The new job will come with a fresh mandate letter from the PMO, laying out what policies and priorities are expected of Wilkinson during his time in the position. That letter won’t be issued until later in the summer but Wilkinson said much of it will be around overseeing implementation of things the government has already committed to: the $1.5-billion Oceans Protections Plan, increasing the amount of marine protected area around Canada’s shores from five per cent to 10 per cent, protecting and promoting species at risk, rebuilding the operational capacity of the Coast Guard through the national shipbuilding strategy – work that is being done at Seaspan’s shipyard in his riding.

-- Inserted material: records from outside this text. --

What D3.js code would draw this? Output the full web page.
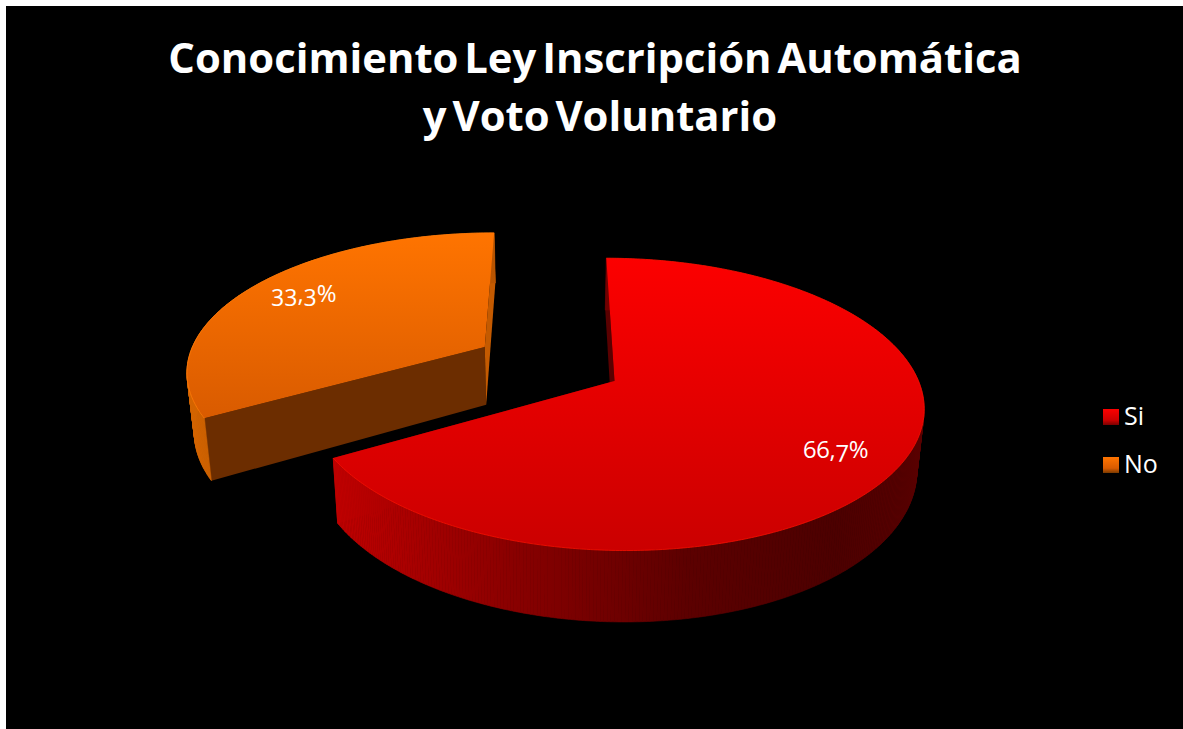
<!DOCTYPE html>
<html>
<head>
<meta charset="utf-8">
<script src="https://cdn.jsdelivr.net/npm/d3@7"></script>
<style>
    body { margin: 0; background: #fff; }
    svg { display: block; }
    text { fill: #fff; font-family: "Open Sans", Lato, sans-serif; }
</style>
</head>
<body>
<div id="chart"></div>
<script>
const titleLines = ["Conocimiento Ley Inscripción Automática", "y Voto Voluntario"];
const categories = ["Si", "No"];
const values = [66.7, 33.3];
const valueLabels = ["66,7%", "33,3%"];

const width = 1183;
const height = 729;

// perspective of the disc, fitted by eye to the reference
const centerX = 555;
const vanishY = -509;
const depth = 890;
const tilt = 0.16;
const radius = 304;
const wallHeight = 60;
const wallShrink = 0.98;

// how far each slice is pulled out of the pie: x in pixels, y in radii
const offsetX = [59.5, -73];
const offsetY = [0, -0.2477];

const topStops = [["#fc0000", "#cb0000"], ["#ff7400", "#d95b00"]];
const wallStops = [
    [[0, "#c00000"], [0.3, "#8a0000"], [0.6, "#5c0000"], [0.85, "#4c0000"], [1, "#5a0000"]],
    [[0, "#d46400"], [1, "#b85400"]]
];
const faceColors = [["#5a0000", "#7a0000"], ["#6c2d00", "#c45a00"]];
const swatchBottom = ["#7a0000", "#7a3a00"];
const rimColors = ["#f81000", "#ff7a08"];
const labelX = [836, 304];
const labelY = [458, 302];

const svg = d3.select("#chart").append("svg")
    .attr("width", width)
    .attr("height", height);

const defs = svg.append("defs");

function addGradient(id, stops, horizontal) {
    const gradient = defs.append("linearGradient")
        .attr("id", id)
        .attr("x1", 0).attr("y1", 0)
        .attr("x2", horizontal ? 1 : 0).attr("y2", horizontal ? 0 : 1);
    stops.forEach(s => {
        gradient.append("stop").attr("offset", s[0]).attr("stop-color", s[1]);
    });
    return gradient;
}

svg.append("rect")
    .attr("x", 6)
    .attr("y", 6)
    .attr("width", width - 6)
    .attr("height", height - 6)
    .attr("fill", "#000");

const slices = d3.pie().sort(null)(values);

function project(i, theta, r) {
    const X = offsetX[i] + radius * r * Math.sin(theta);
    const Y = offsetY[i] - r * Math.cos(theta);
    const w = 1 - tilt * Y;
    return [centerX + X / w, vanishY + depth / w, w];
}

function lower(p) {
    return [centerX + wallShrink * (p[0] - centerX), p[1] + wallHeight / p[2]];
}

const line = d3.line();

function rimPoints(i) {
    const angles = d3.range(slices[i].startAngle, slices[i].endAngle, 0.01);
    angles.push(slices[i].endAngle);
    return angles.map(a => project(i, a, 1));
}

// orange sits behind the red slice, so it goes first
[1, 0].forEach(i => {
    const slice = slices[i];
    const g = svg.append("g");
    const rim = rimPoints(i);
    const apex = project(i, 0, 0);
    const wallId = "wall" + i;

    addGradient("top" + i, [[0, topStops[i][0]], [1, topStops[i][1]]], false);
    addGradient(wallId, wallStops[i], true)
        .attr("gradientUnits", "userSpaceOnUse")
        .attr("x1", d3.min(rim, p => p[0]))
        .attr("x2", d3.max(rim, p => p[0]));

    [slice.startAngle, slice.endAngle].forEach((a, k) => {
        const edge = project(i, a, 1);
        g.append("path")
            .attr("d", line([apex, edge, lower(edge), lower(apex)]) + "Z")
            .attr("fill", faceColors[i][k]);
    });

    // one quad per step, a single outline would cancel itself where the wall folds over
    g.selectAll(".wall")
        .data(d3.pairs(rim))
        .enter()
        .append("path")
        .attr("class", "wall")
        .attr("d", d => line([d[0], d[1], lower(d[1]), lower(d[0])]) + "Z")
        .attr("fill", "url(#" + wallId + ")")
        .attr("stroke", "url(#" + wallId + ")")
        .attr("stroke-width", 0.6);

    g.append("path")
        .attr("d", line([...rim, apex]) + "Z")
        .attr("fill", "url(#top" + i + ")");
    g.append("path")
        .attr("d", line(rim))
        .attr("fill", "none")
        .attr("stroke", rimColors[i])
        .attr("stroke-opacity", 0.8)
        .attr("stroke-width", 1);
});

svg.selectAll(".value-label")
    .data(valueLabels)
    .enter()
    .append("text")
    .attr("class", "value-label")
    .attr("x", (d, i) => labelX[i])
    .attr("y", (d, i) => labelY[i])
    .attr("text-anchor", "middle")
    .style("font-size", "24px")
    .style("font-variant-numeric", "oldstyle-nums")
    .text(d => d);

svg.selectAll(".title")
    .data(titleLines)
    .enter()
    .append("text")
    .attr("class", "title")
    .attr("x", (d, i) => i ? 600 : 595)
    .attr("y", (d, i) => 73 + i * 58)
    .attr("text-anchor", "middle")
    .style("font-size", "41.8px")
    .style("font-weight", 700)
    .style("word-spacing", "-5px")
    .text(d => d);

const legendY = d3.scalePoint().domain(categories).range([417, 465]);

categories.forEach((c, i) => {
    addGradient("swatch" + i, [[0, topStops[i][0]], [0.7, topStops[i][1]], [1, swatchBottom[i]]], false);
});

const legend = svg.selectAll(".legend")
    .data(categories)
    .enter()
    .append("g")
    .attr("class", "legend")
    .attr("transform", d => "translate(1103," + legendY(d) + ")");

legend.append("rect")
    .attr("y", -8)
    .attr("width", 16)
    .attr("height", 16)
    .attr("fill", (d, i) => "url(#swatch" + i + ")");

legend.append("text")
    .attr("x", 21)
    .attr("y", 8)
    .style("font-size", "25px")
    .text(d => d);
</script>
</body>
</html>
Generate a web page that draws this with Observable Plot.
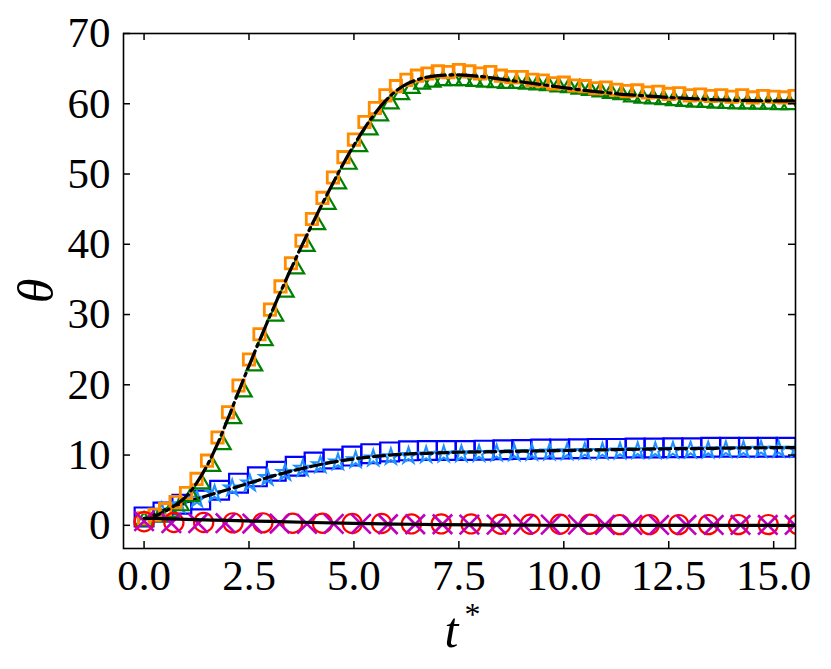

Later this year, the country’s chief science advisor will be tabling a report on sea-based fish farming, Wilkinson noted.

Wilkinson will be taking responsibility for the oceans at the same time the feds are working to see the Trans Mountain pipeline through to completion – even going so far as to purchase it from Kinder Morgan. Opposition to the project over carbon emissions and potential spills lingers but Wilkinson said the project is environmentally safe and necessary for Canada’s economy.

“We responded very thoughtfully to both of those concerns. The emissions associated with the extraction of the oil that will flow through the pipeline is considered and accounted for the in pan-Canadian framework on clean growth and climate change and the Oceans Protection Plan and the conditions that were placed on the Trans Mountain project expansion address marine traffic, they address the shipping issue, they address issues around the ecosystems such as the southern resident killer whale,” he said. “Shipping through the harbour will be safer post-implementation of the OPP than it has ever been.”

Purchasing the pipeline and yet-to-be built expansion though wasn’t on the table at the time of the approval, Wilkinson acknowledged, and he said he has had legitimate questions from constituents.

“I think it’s fair to say that nobody wanted to be in the position where the government was going to be owning, even for the short term, the pipeline. But it became the best option that was available to the government given what the province did to inject, directly and deliberately, uncertainty into the process,” he said. “If at the end of the day yes doesn’t mean yes, what does that say with respect to investor confidence?”

The federal government fully intends to sell the pipeline “and hopefully do better than what we paid,” Wilkinson said.

Several pundits have suggested the cabinet shuffle is political stratagem, raising the profile of MPs whose seats may be at risk in the 2019 election. Wilkinson is rubbishing that notion, though.

“Those who say that, I think, don’t understand the riding very well. At the end of the day, if you look at the results of the 2015 election and historically, it’s typically been a battle between the Liberal and Conservative parties. And I would tell you the Conservative party’s approach to the Trans Mountain pipeline is far less sensitive to environmental concerns than the government’s is.”